Erliana, orangtua siswa sebuah sekolah dasar (SD) di Jakarta, mengatakan, di sekolah anaknya belum semua kelas menerapkan Kurikulum Merdeka. Namun, guru secara bertahap mulai mengenalkan pembelajaran aktif bagi siswa di kelas yang belum menerapkan Kurikulum Merdeka. Anak-anak tidak lagi sekadar belajar teori dari buku, tetapi mengalami langsung.
Untuk kegiatan olahraga, saat masuk materi berenang, misalnya, guru tak sekadar mengajarkan teori. Siswa diajak mengalami langsung proses belajar berenang. ”Lumayan tuntutan membiayai tambahan pendidikan aktif yang diminta Kurikulum Merdeka. Tiap anak harus membayar untuk praktik materi pelajaran olahraga berenang. Belum lagi untuk praktik mata pelajaran lain,” ujarnya.

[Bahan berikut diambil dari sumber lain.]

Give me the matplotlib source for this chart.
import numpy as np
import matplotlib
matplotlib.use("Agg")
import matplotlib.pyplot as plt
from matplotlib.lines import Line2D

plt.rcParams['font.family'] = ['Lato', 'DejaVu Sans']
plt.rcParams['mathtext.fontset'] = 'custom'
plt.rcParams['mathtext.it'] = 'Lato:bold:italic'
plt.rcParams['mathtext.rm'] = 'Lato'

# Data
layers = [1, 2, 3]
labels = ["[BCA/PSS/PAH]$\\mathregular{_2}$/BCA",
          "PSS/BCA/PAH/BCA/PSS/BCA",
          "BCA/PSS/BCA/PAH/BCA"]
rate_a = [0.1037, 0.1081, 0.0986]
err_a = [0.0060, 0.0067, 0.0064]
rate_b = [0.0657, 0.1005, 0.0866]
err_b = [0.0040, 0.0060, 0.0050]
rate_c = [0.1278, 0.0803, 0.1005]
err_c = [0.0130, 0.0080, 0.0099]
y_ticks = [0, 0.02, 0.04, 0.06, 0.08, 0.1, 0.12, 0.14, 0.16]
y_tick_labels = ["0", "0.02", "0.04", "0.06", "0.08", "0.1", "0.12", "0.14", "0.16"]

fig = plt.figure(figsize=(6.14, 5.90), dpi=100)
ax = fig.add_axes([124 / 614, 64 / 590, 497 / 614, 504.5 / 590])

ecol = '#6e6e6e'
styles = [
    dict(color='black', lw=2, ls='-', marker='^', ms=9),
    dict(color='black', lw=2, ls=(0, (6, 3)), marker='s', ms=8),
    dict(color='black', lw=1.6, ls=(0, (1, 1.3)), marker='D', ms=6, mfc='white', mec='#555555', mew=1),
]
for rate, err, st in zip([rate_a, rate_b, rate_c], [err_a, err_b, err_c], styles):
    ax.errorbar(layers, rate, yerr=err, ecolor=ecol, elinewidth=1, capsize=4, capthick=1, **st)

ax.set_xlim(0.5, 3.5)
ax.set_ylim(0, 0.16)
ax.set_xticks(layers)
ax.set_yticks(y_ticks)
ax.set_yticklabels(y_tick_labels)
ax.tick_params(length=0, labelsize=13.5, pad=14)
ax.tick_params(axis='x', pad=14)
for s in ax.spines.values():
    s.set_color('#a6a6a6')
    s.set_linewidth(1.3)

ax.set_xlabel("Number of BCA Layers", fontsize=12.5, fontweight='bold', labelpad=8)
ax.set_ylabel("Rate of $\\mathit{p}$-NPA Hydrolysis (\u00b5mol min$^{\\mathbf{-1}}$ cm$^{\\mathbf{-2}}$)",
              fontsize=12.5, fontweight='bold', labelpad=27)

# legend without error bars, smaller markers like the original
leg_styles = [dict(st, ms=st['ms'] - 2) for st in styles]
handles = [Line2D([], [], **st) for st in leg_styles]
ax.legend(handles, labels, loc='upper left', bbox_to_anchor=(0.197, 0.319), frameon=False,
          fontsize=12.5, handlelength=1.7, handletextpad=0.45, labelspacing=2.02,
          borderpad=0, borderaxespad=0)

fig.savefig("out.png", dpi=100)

Dosen pendidikan Dhitta Puti Sarasvati mengatakan, perubahan kurikulum nasional sejak tahun 2006 hingga Kurikulum Merdeka memberi ruang bagi para guru atau sekolah tak harus menerapkan sama seperti kurikulum resmi pemerintah.
”Sayangnya, hingga saat ini entah mengapa para guru belum juga secara optimal percaya diri memanfaatkan ruang untuk bisa menginterpretasi kurikulum resmi pemerintah atau kurikulum nasional menjadi kurikulum operasional sekolah,” ujarnya.
Menurut Puti, sudah menjadi keterampilan dasar guru untuk mampu membandingkan kurikulum. Tidak ada aturan bahwa guru wajib 100 persen mengikuti kurikulum nasional. Namun, cukup menjadikan acuan selama tujuan pembelajaran sesuai.
”Kenyataan di lapangan, banyak guru merasa harus persis sama menjalankan kurikulum. Di Kurikulum Merdeka ada P5, secara umum guru merasa harus menjalankan tema proyek yang persis sama. Di mana-mana, banyak proyek P5 yang menjadi seragam hasilnya. Padahal kita ingin guru mampu membuat pendidikan kontekstual,” tutur Puti.